À Hénart, petite ville – fictive – du Nord, tout le monde connaît Pauline Duhez (Émilie Dequenne), une infirmière qui sillonne tous les jours les rues de la cité. Normal qu’à l’occasion des élections municipales, le docteur Berthier (André Dussollier), ancien député européen et notable bien connu, lui propose de venir sur la liste d’Agnès Dorgelle (Catherine Jacob), chef du Rassemblement National Populaire. Le plan de Berthier est le suivant : Pauline sera numéro deux derrière la blonde parisienne Dorgelle et elle fera le boulot pour celle qui doit privilégier son engagement national.
Au début, Pauline est sur un petit nuage, cela la change de son travail auprès des malades, même si elle l’aime bien. Mais très vite la machine se grippe quand elle apprend que Berthier masque un passé douteux d’activiste d’extrême-droite. Cette gêne est accentuée par le nouveau compagnon de Pauline, Stanko (Guillaume Gouix), un ami d’enfance, qui a fait partie autrefois des nervis au service de Berthier. Cela aussi, Pauline aurait préféré ne pas le savoir.
Donc, ce qui ne devait être qu’une formalité, une marche facile vers la victoire, s’annonce plus compliqué. Les cadavres sortent des placards et Agnès Dorgelle, qui veut faire oublier les déclarations tonitruantes de son père sur les juifs, les arabes et les « apatrides », a bien du mal à gommer le passé sulfureux de ses principaux collaborateurs. Mais elle y arrivera.

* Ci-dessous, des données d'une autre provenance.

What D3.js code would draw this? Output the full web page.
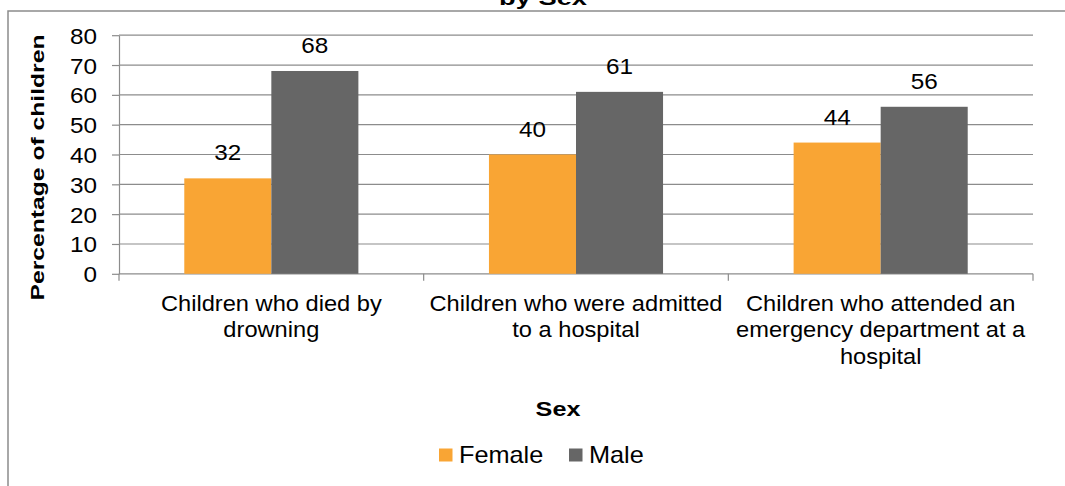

La réussite de « Chez nous » tient à la ligne du réalisateur : il suggère sans démontrer, il tente d’expliquer mais jamais n’affirme de manière péremptoire. Il filme les coulisses dans cette fiction, il donne une sorte de profondeur de champ à un mouvement au fond assez opaque. S’il prend parti, c’est pour la transparence. Lucas Belvaux aime le Nord. « Cette campagne est belle, dit-il, belle à l’aube, quand elle est bleue, à midi quand elle est verte, belle encore le soir quand les villes l’illuminent ». Il ajoute qu’elle est triste quand les hommes la couvrent de zones commerciales. Et tout cela est dans son film avec les aubes et les crépuscules magiques mais aussi les échangeurs d’autoroutes sans âme, les rangées de maisons proprettes où l’on se sent en sécurité, « chez nous », mais aussi les barres d’HLM ouvertes aux quatre vents, chez eux… Un beau pays meurtri et en colère.